Laura, from Marthaville, Louisiana writes:
Will there ever be any type of tax break for those of us who choose to educate our children in a Christian school or home school situation? I love the idea of vochers and wish this would be possible.

Jay Hein
Hi Laura,

President Bush believes strongly in public education. He also believes families trapped in underperforming schools should be afforded education alternatives to ensure their child succeeds. That’s why the President launched the DC Opportunity Scholarship program back in 2004 to help some of Washington, D.C.'s poorest children attend faith-based and other private schools of their choice. Last night, the President proposed a similar scholarship program, “Pell Grants for Kids” that would help low-income families with the costs of attending an out-of-district public school or nearby private or faith-based school. As the President said in his address last night, these grants will help “liberate poor children trapped in failing public schools.”

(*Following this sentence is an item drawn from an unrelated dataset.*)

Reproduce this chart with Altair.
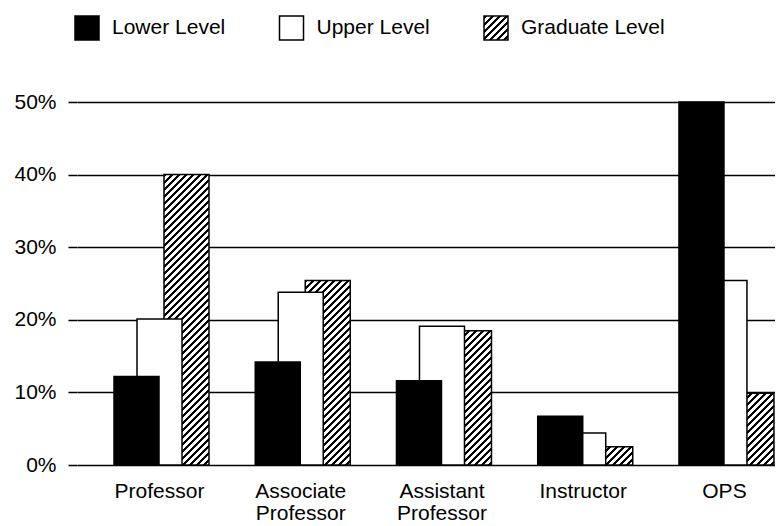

Scott, from McLean, VA writes:
How do you manage to work in politics while staying true to your values? Is it possible to accomplish anything in the political world without heeding the advice of Machiavelli?

Jay Hein
That’s a thoughtful question, Scott. I happen to believe that politics is a wonderful place to put your values into practice. For example, I have worked on welfare reform in Wisconsin and the Faith-Based and Community Initiative here in Washington. Both of these efforts dealt primarly with the question of how we can better serve the least, last and lost in society. Public service is an inspiring career if you love your country and serving others is something we all can do in government or our own neighborhoods. Watching the talk shows might make it seem like government is mostly about one side against another. But I am honored to work for a President who believes we can do better together. As we were leaving the prisoner reentry program in Baltimore this morning, one of the former prisoners turned to President Bush and said "Thank you for caring about us." He really does care about such men and I am inspired by how he puts his values into action in such a way.

Jay Hein
Thank you all for submitting your questions. I look forward to joining you again on Ask the White House!